Kılıçdaroğlu "özyönetim" ve "özerklik" açıklamaları nedeniyle HDP'yi de eleştirirken, "özerklik ilanının barışa katkısı olmayacağını" savunarak şunları dile getirdi:

"Yapılması gereken orda AB'nin yerel yönetim özerklik şartını kabul etmektir. Bu Ecevit hükümeti zamanında parlamentodan geçti, yasalaştı. Uygulama yetkisi bakanlar kuruluna verilmiştir. Bakanlar Kurulu bunu uygulayabilmelidir. Çünkü yerel yönetimler özerklik şartı sadece Doğu için değil bütün Türkiye için, bütün yerel yönetimler için geçerli olacak. Yerel yönetimlerin daha güçlü olması, sağlıklı gelir kaynaklarına kavuşması... Bu şu anlama gelmiyor tabii; yerel yönetimler merkezi otoriteden tümüyle bağımsız olacaklardır. Hayır! Merkezi yönetime hesap vereceklerdir.
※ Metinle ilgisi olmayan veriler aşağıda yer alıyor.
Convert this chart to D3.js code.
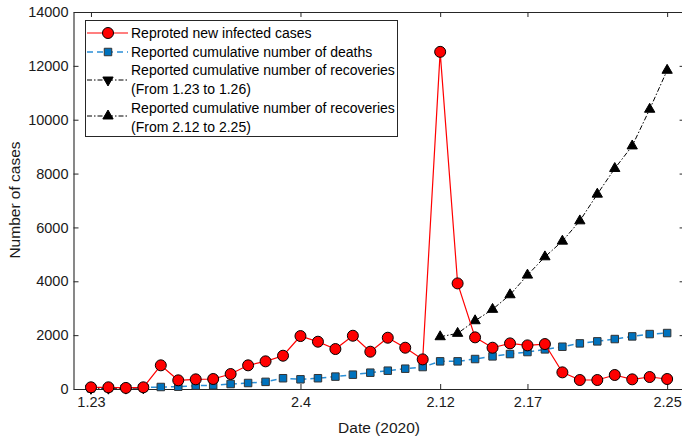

Zaten 1930'larda çıkan Belediye Yasası'nda da yerel yönetimlerin idari ve mali yönden özerk olduğu yazılıdır. Yani bunlar zaten özerk kuruluşlar. Örneğin Diyarbakır belediye başkanını İzmirliler seçmiyor, Diyarbakırlılar seçiyor. Ayrı belediye meclisi üyelikleri var, bütçeleri var, kendi kaynaklarını harcıyorlar, merkezi hükümetten kaynak aktarılıyor... Ama bunlar yetersiz. Yerel yönetimlerin hem idari hem mali olarak güçlendirilmesi gerekiyor."

1 KASIM SEÇİMLERİ

CHP lideri 1 Kasım seçimlerine ilişkin olarak da şu değerlendirmelerde bulundu:

"Türkiye'de siyaset kurumu sağlıklı çalışmadığı için, siyasetin üzerinde bir özel kurumun, otoritenin gölgesi olduğu için ve başbakanlık makamında oturan kişi bu özel otoritenin baskısının dışına çıkamadığı için bir bir çözümsüzlük süreci yaşanıyor. Umuyorum seçimlerden sonra bu tablo değişir. Kaçak sarayda oturan kişinin, kendi sarayına çekilmesi ve başbakanın gerçekten ülkenin sorunlarına bilerek çözüm üreterek başbakanlığa hakim olması lazım."